Para mim, as consequências foram duras: queimaduras de sol, febre durante a noite, bolhas no pé (que estou drenando nesse momento, um pouco preocupado com uma possível infecção) e 5 quilos a menos.
Por último, não dá para não falar dos amigos.
Encontrei com o Paulo, Artur, Sandro, Negão, Flávio, Marcão, Dalton, Mota, e tantos outros que me foram apresentados e que não conhecia, com o Nelson e o Marcos, que vão para Pucón e a gente combinou de se encontrar por lá...

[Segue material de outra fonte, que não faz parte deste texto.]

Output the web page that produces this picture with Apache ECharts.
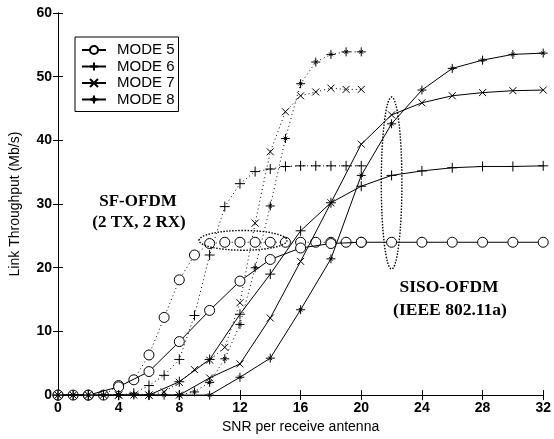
<!DOCTYPE html>
<html>
<head>
<meta charset="utf-8">
<script src="https://cdn.jsdelivr.net/npm/echarts@6/dist/echarts.min.js"></script>
<style>
html,body{margin:0;padding:0;background:#fff;}
#chart{width:554px;height:439px;}
</style>
</head>
<body>
<div id="chart"></div>
<script>
// ---- data ----
const modeNames = ['MODE 5', 'MODE 6', 'MODE 7', 'MODE 8'];
const xTicks = [0, 4, 8, 12, 16, 20, 24, 28, 32];
const yTicks = [0, 10, 20, 30, 40, 50, 60];

// SISO-OFDM (IEEE 802.11a), solid lines, every 2 dB
const snrSiso = [0, 2, 4, 6, 8, 10, 12, 14, 16, 18, 20, 22, 24, 26, 28, 30, 32];
const sisoMode5 = [0, 0, 1.3, 3.7, 8.4, 13.3, 17.9, 21.3, 23.1, 23.8, 24, 24, 24, 24, 24, 24, 24];
const sisoMode6 = [0, 0, 0, 0, 2.1, 5.6, 12.7, 19.0, 25.8, 30.2, 32.8, 34.5, 35.2, 35.7, 35.9, 35.9, 36.0];
const sisoMode7 = [0, 0, 0, 0, 0, 2.7, 4.9, 12.1, 21.0, 30.2, 39.4, 44.0, 45.9, 47.0, 47.5, 47.8, 47.9];
const sisoMode8 = [0, 0, 0, 0, 0, 0, 2.8, 5.8, 13.4, 21.4, 34.5, 42.6, 47.9, 51.3, 52.6, 53.5, 53.7];

// SF-OFDM (2 TX, 2 RX), dotted lines, every 1 dB
const snrSf = [0, 1, 2, 3, 4, 5, 6, 7, 8, 9, 10, 11, 12, 13, 14, 15, 16, 17, 18, 19, 20];
const sfMode5 = [0, 0, 0, 0, 1.5, 2.4, 6.3, 12.2, 18.1, 22.0, 23.8, 24, 24, 24, 24, 24, 24, 24, 24, 24, 24];
const sfMode6 = [0, 0, 0, 0, 0, 0.3, 1.5, 3.1, 5.6, 12.5, 22.0, 29.6, 33.2, 35.1, 35.5, 35.9, 36, 36, 36, 36, 36];
const sfMode7 = [0, 0, 0, 0, 0, 0, 0, 0.5, 2.0, 4.0, 5.5, 7.5, 14.5, 27.0, 38.2, 44.5, 47.0, 47.6, 48.2, 48.0, 48.0];
const sfMode8 = [0, 0, 0, 0, 0, 0, 0, 0, 0, 0.5, 2.0, 5.7, 11.1, 20.0, 29.7, 40.3, 48.9, 52.3, 53.5, 53.9, 53.9];

// ---- styling ----
const circlePath = 'path://M10,5A5,5,0,1,1,0,5A5,5,0,1,1,10,5Z';
const plusPath = 'path://M0,5L10,5M5,0L5,10';
const crossPath = 'path://M0,0L10,10M10,0L0,10';
const starPath = 'path://M0,5L10,5M5,0L5,10M3,3L7,7M7,3L3,7';
const symbols = [circlePath, plusPath, crossPath, starPath];
const symSizes = [10, 10, 7, 9];
const symFill = ['#fff', '#000', '#000', '#000'];
const font = '"Liberation Sans", Arial, sans-serif';
const serif = '"Liberation Serif", "Times New Roman", serif';

function pairs(xs, ys) { return xs.map((x, i) => [x, ys[i]]); }

const sisoData = [sisoMode5, sisoMode6, sisoMode7, sisoMode8];
const sfData = [sfMode5, sfMode6, sfMode7, sfMode8];

const series = [];
sfData.forEach((ys, k) => {
  series.push({
    name: 'SF ' + modeNames[k],
    type: 'line',
    data: pairs(snrSf, ys),
    symbol: symbols[k],
    symbolSize: symSizes[k],
    showAllSymbol: true,
    color: '#000',
    lineStyle: { color: '#000', width: 1, type: [1, 3] },
    itemStyle: { color: symFill[k], borderColor: '#000', borderWidth: 1 },
    emphasis: { disabled: true },
    animation: false,
    z: 2
  });
});
sisoData.forEach((ys, k) => {
  series.push({
    name: modeNames[k],
    type: 'line',
    data: pairs(snrSiso, ys),
    symbol: symbols[k],
    symbolSize: symSizes[k],
    showAllSymbol: true,
    color: '#000',
    lineStyle: { color: '#000', width: 1 },
    itemStyle: { color: symFill[k], borderColor: '#000', borderWidth: 1 },
    emphasis: { disabled: true },
    animation: false,
    z: 3
  });
});

// annotation ellipses (dotted), in data units: [cx, cy, rx, ry]
series.push({
  type: 'custom',
  name: 'ellipses',
  silent: true,
  animation: false,
  data: [[12.2, 24.3, 2.9, 1.55], [22.0, 33.3, 0.68, 13.5]],
  renderItem: function (params, api) {
    const c = api.coord([api.value(0), api.value(1)]);
    const s = api.size([api.value(2), api.value(3)]);
    return {
      type: 'ellipse',
      shape: { cx: c[0], cy: c[1], rx: s[0], ry: s[1] },
      style: { fill: 'none', stroke: '#000', lineWidth: 1.4, lineDash: [1.5, 1.5] }
    };
  },
  z: 4
});

const axisCommon = {
  axisLine: { show: true, lineStyle: { color: '#000', width: 1 } },
  axisTick: { show: true, inside: true, length: 5, lineStyle: { color: '#000' } },
  splitLine: { show: false }
};

const chart = echarts.init(document.getElementById('chart'), null, { renderer: 'canvas' });
chart.setOption({
  backgroundColor: '#fff',
  animation: false,
  grid: { left: 53, right: 9, top: 13, bottom: 39, containLabel: false },
  legend: {
    data: modeNames,
    orient: 'vertical',
    left: 75,
    top: 37,
    backgroundColor: '#fff',
    borderColor: '#000',
    borderWidth: 1,
    borderRadius: 0,
    padding: [5, 4, 4, 6],
    itemWidth: 24,
    itemHeight: 10,
    itemGap: 0.5,
    textStyle: { fontFamily: font, fontSize: 15, lineHeight: 16, color: '#000', padding: [0, 0, 0, 6] },
    selectedMode: false
  },
  xAxis: [
    Object.assign({}, axisCommon, {
      type: 'value', min: xTicks[0], max: xTicks[xTicks.length - 1], interval: 4,
      name: 'SNR per receive antenna', nameLocation: 'middle', nameGap: 22,
      nameTextStyle: { fontFamily: font, fontSize: 14, color: '#000' },
      axisLabel: { fontFamily: font, fontSize: 14, fontWeight: 'bold', color: '#000', margin: 6 }
    }),
    Object.assign({}, axisCommon, {
      type: 'value', min: xTicks[0], max: xTicks[xTicks.length - 1], interval: 4,
      position: 'top', axisLabel: { show: false }
    })
  ],
  yAxis: [
    Object.assign({}, axisCommon, {
      type: 'value', min: yTicks[0], max: yTicks[yTicks.length - 1], interval: 10,
      name: 'Link Throughput (Mb/s)', nameLocation: 'middle', nameGap: 36,
      nameTextStyle: { fontFamily: font, fontSize: 14, color: '#000' },
      axisLabel: { fontFamily: font, fontSize: 14, fontWeight: 'bold', color: '#000', margin: 6 }
    }),
    Object.assign({}, axisCommon, {
      type: 'value', min: yTicks[0], max: yTicks[yTicks.length - 1], interval: 10,
      position: 'right', axisLabel: { show: false }
    })
  ],
  graphic: [
    { type: 'text', x: 138, y: 202, style: { text: 'SF-OFDM', font: 'bold 17px ' + serif, fill: '#000', align: 'center', verticalAlign: 'middle' } },
    { type: 'text', x: 139, y: 223, style: { text: '(2 TX, 2 RX)', font: 'bold 17px ' + serif, fill: '#000', align: 'center', verticalAlign: 'middle' } },
    { type: 'text', x: 449, y: 287, style: { text: 'SISO-OFDM', font: 'bold 17.5px ' + serif, fill: '#000', align: 'center', verticalAlign: 'middle' } },
    { type: 'text', x: 450, y: 310, style: { text: '(IEEE 802.11a)', font: 'bold 17.5px ' + serif, fill: '#000', align: 'center', verticalAlign: 'middle' } }
  ],
  series: series
});
</script>
</body>
</html>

Da comunidade do Orkut, vai um abraço para "os manú":
O Luiz Gustavo, que não fez prova, deu uma força para todo mundo que podia! O que esse menino nadou, correu...ele só não fez o pedal! Tudo para ajudar os amigos e o irmão que estava fazendo a prova!
Já o Luiz (Rofi) me deu aquela moral no começo dos 21k - eu não estava muito bem, aquela fase difícil da transição bike-corrida, quando o seu corpo está se adaptando. Ele me viu e correu do meu lado para incentivar! Putz, super obrigado!!!!
Aliás, o mesmo fez o Kleber, que foi para lá para auxiliar o pessoal da 5ways e também prestigiou todo mundo. Aliás, até brinquei no twitter, dizendo que o cara é tão fera que ele correu do meu lado (de havaiana) uns 100 metros fazendo o pace e já foi o suficiente para eu buscar um encardido que eu não pegava de jeito nenhum! (rs)
O Rodrigo correndo ao lado da Ariane foi um espetáculo a parte! Passada larga, consistente, concentrado. É uma coisa impressionante! E, olha, mesmo assim, não deixou de dar um alô quando nos cruzamos!